Obama picked Cedar Falls, Iowa, for his speech on increasing broadband access. The city is one of dozens that have set up municipal Internet networks to serve their communities. The network, created more than a decade ago, recently began offering 1 gigabit per second Internet speeds, 50 to 100 times the speed of average connections.
Andy Berke, the mayor of Chattanooga, Tenn., a city that also operates its own super-fast municipal broadband network using fiber optics, also touted the initiative. He said high-speed broadband has been essential for his city’s “economic development and economic equity.”
Advocates say municipal broadband networks generate public benefits and are often put in place after traditional cable companies skip out on investment. But critics have said the locally owned networks have an unfair advantage and 19 states have limited municipal build-out.
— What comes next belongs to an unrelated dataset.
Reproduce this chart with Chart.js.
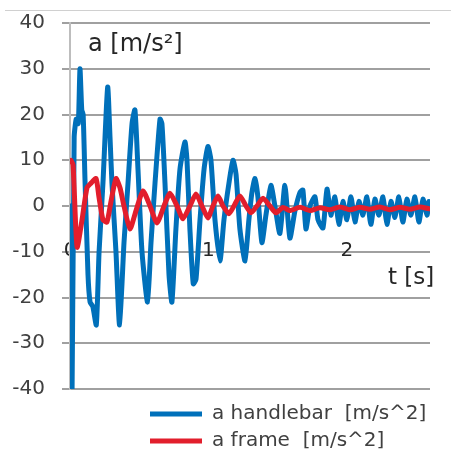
<!DOCTYPE html>
<html>
<head>
<meta charset="utf-8">
<script src="https://cdn.jsdelivr.net/npm/chart.js@4/dist/chart.umd.min.js"></script>
<style>
    html, body { margin: 0; padding: 0; background: #fff; }
    .wrapper { position: relative; width: 451px; height: 456px; }
    .topline { position: absolute; left: 5px; right: 0; top: 10px; border-top: 1px solid #d0d0d0; z-index: 2; }
</style>
</head>
<body>
<div class="wrapper">
    <div class="topline"></div>
    <canvas id="chart"></canvas>
</div>
<script>
// ===== données =====

// temps (s) / accélération guidon (m/s^2)
const timeHandlebar = [
    0.005, 0.015, 0.03, 0.045, 0.06, 0.072, 0.085, 0.095, 0.108, 0.13,
    0.145, 0.165, 0.19, 0.21, 0.238, 0.272, 0.289, 0.303, 0.332, 0.358,
    0.39, 0.419, 0.448, 0.469, 0.491, 0.52, 0.56, 0.585, 0.614, 0.65,
    0.664, 0.686, 0.715, 0.736, 0.765, 0.794, 0.83, 0.845, 0.866, 0.89,
    0.91, 0.939, 0.968, 0.996, 1.018, 1.047, 1.083, 1.112, 1.148, 1.177,
    1.199, 1.227, 1.264, 1.292, 1.314, 1.336, 1.357, 1.386, 1.415, 1.451,
    1.48, 1.516, 1.552, 1.588, 1.625, 1.661, 1.682, 1.704, 1.733, 1.769,
    1.791, 1.827, 1.856, 1.884, 1.913, 1.942, 1.971, 2.0, 2.029, 2.058,
    2.087, 2.116, 2.144, 2.173, 2.202, 2.231, 2.26, 2.289, 2.318, 2.347,
    2.375, 2.404, 2.433, 2.462, 2.491, 2.52, 2.549, 2.578, 2.592
];
const accHandlebar = [
    0, -40, 15, 19, 18, 30, 21, 20, 6, -15,
    -21, -22, -26, -10, 5, 26, 15, 5, -10, -26,
    -8, 5, 18, 21, 8, -10, -21, -8, 5, 19,
    18, 5, -15, -21, -5, 8, 14, 10, -5, -17,
    -16, -3, 8, 13, 10, -3, -12, -3, 5, 10,
    7, -5, -12, -3, 3, 6, 2, -8, -2, 4.5,
    0, -6, 4.5, -7, -1, 3, 3.5, -5, 0, 2,
    -3, -4.8, 3.7, -2, 2, -4, 1, -3, 2, -3.5,
    1, -2, 2, -4, 1.5, -2, 2, -4, 1, -2.5,
    2, -3.5, 1.5, -2, 2, -3.5, 1.5, -2, 1
];

// temps (s) / accélération cadre (m/s^2)
const timeFrame = [
    0.007, 0.022, 0.051, 0.087, 0.123, 0.152, 0.188, 0.209, 0.238, 0.267,
    0.296, 0.332, 0.361, 0.39, 0.433, 0.477, 0.527, 0.578, 0.628, 0.679,
    0.722, 0.773, 0.816, 0.866, 0.91, 0.953, 0.996, 1.032, 1.069, 1.105,
    1.148, 1.184, 1.227, 1.271, 1.307, 1.35, 1.394, 1.444, 1.487, 1.538,
    1.588, 1.661, 1.733, 1.805, 1.877, 1.949, 2.022, 2.094, 2.166, 2.238,
    2.31, 2.383, 2.455, 2.527, 2.592
];
const accFrame = [
    10, 9, -9, -3, 4, 5, 6, 2, -3, -3.5,
    1, 6, 4, 0, -5, -1, 3.3, 0, -3.7, 0,
    2.8, 0, -2.8, 0, 2.6, 0, -2.6, 0, 2.2, 0,
    -1.7, 0, 2.2, 0, -1.5, 0, 1.7, 0, -1.5, -0.3,
    -1, -0.3, -1, -0.4, -0.8, -0.2, -0.8, -0.3, -0.7, -0.2,
    -0.8, -0.3, -0.7, -0.2, -0.6
];

const seriesLabels = ['a handlebar  [m/s^2]', 'a frame  [m/s^2]'];
const yAxisCaption = 'a [m/s²]';
const xAxisCaption = 't [s]';

// ==================================

const FONT = 'DejaVu Sans';

const toPoints = (times, values) => times.map((t, i) => ({ x: t, y: values[i] }));

// légendes d'axes dessinées dans la zone du graphe
const axisCaptions = {
    id: 'axisCaptions',
    afterDatasetsDraw(chart) {
        const ctx = chart.ctx;
        ctx.save();
        ctx.fillStyle = '#262626';
        ctx.textBaseline = 'alphabetic';
        ctx.font = '24px "' + FONT + '"';
        ctx.fillText(yAxisCaption, 88, 51);
        ctx.font = '23px "' + FONT + '"';
        ctx.fillText(xAxisCaption, 388, 284);
        ctx.restore();
    }
};

// légende calée à gauche sous le graphe
const legendOffset = {
    id: 'legendOffset',
    afterLayout(chart) {
        chart.legend.left = 143;
        chart.legend.top += 8;
    }
};

const data = {
    datasets: [
        {
            label: seriesLabels[0],
            borderColor: 'rgb(0,112,186)',
            backgroundColor: 'rgb(0,112,186)',
            borderWidth: 5,
            order: 1,
            data: toPoints(timeHandlebar, accHandlebar)
        },
        {
            label: seriesLabels[1],
            borderColor: 'rgb(226,30,44)',
            backgroundColor: 'rgb(226,30,44)',
            borderWidth: 5,
            order: 0,
            data: toPoints(timeFrame, accFrame)
        }
    ]
};

const config = {
    type: 'line',
    data: data,
    options: {
        responsive: true,
        maintainAspectRatio: false,
        animation: false,
        layout: { padding: { top: 23, right: 21, bottom: 3, left: 0 } },
        elements: {
            point: { radius: 0 },
            line: { tension: 0.2, borderJoinStyle: 'round', borderCapStyle: 'round' }
        },
        scales: {
            x: {
                type: 'linear',
                min: 0,
                max: 2.6,
                position: { y: -10 },
                grid: { display: false, drawTicks: false },
                border: { display: false },
                ticks: {
                    stepSize: 1,
                    includeBounds: false,
                    padding: -13,
                    color: '#262626',
                    font: { family: FONT, size: 20 }
                }
            },
            y: {
                min: -40,
                max: 40,
                grid: { color: '#a0a0a0', lineWidth: 2, tickLength: 8 },
                border: { display: true, color: '#bdbdbd', width: 2 },
                ticks: {
                    stepSize: 10,
                    padding: 17,
                    color: '#404040',
                    font: { family: FONT, size: 20 }
                },
                afterFit(scale) {
                    scale.width = 70;
                    scale.paddingTop = 0;
                    scale.paddingBottom = 0;
                }
            }
        },
        plugins: {
            tooltip: { enabled: false },
            legend: {
                position: 'bottom',
                align: 'start',
                labels: {
                    boxWidth: 52,
                    boxHeight: 5,
                    padding: 7,
                    color: '#404040',
                    font: { family: FONT, size: 20 },
                    sort: (a, b) => a.datasetIndex - b.datasetIndex,
                    generateLabels: chart => Chart.defaults.plugins.legend.labels.generateLabels(chart)
                        .map(item => ({ ...item, lineWidth: 0 }))
                }
            }
        }
    },
    plugins: [axisCaptions, legendOffset]
};

const chart = new Chart(document.querySelector('#chart'), config);
</script>
</body>
</html>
In his speech, Obama will highlight at least $40 million in Department of Agriculture loans set aside for rural broadband development. The agency will also unveil a series of broadband grants on Wednesday. Another $4.7 billion initiative through the Department of Commerce will help communities with broadband infrastructure planning.
The White House is also forming a Broadband Opportunity Council made up of more than a dozen agencies to game out ways to increase broadband deployment. The White House is slated to hold a summit of mayors in June to share best practices on broadband deployment.
The National Cable and Telecommunications Association said there are a few areas in particular where government intervention would be welcome to increase broadband access — including in rural and low-income communities. But the trade group also took the opportunity to level criticism at Obama’s call for the FCC to reclassify broadband Internet as a public utility. The group said the plan would slow the build-out of faster broadband.
“The president has made his views clear on net neutrality and that is now part of the FCC process,” Zients said. “And we continue to believe that broadband companies will continue to invest in improving their services.”
Obama has highlighted efforts to expand broadband in recent years.
In his last State of the Union address, he noted progress on his pledge to connect nearly every student with high-speed broadband Internet in the next few years.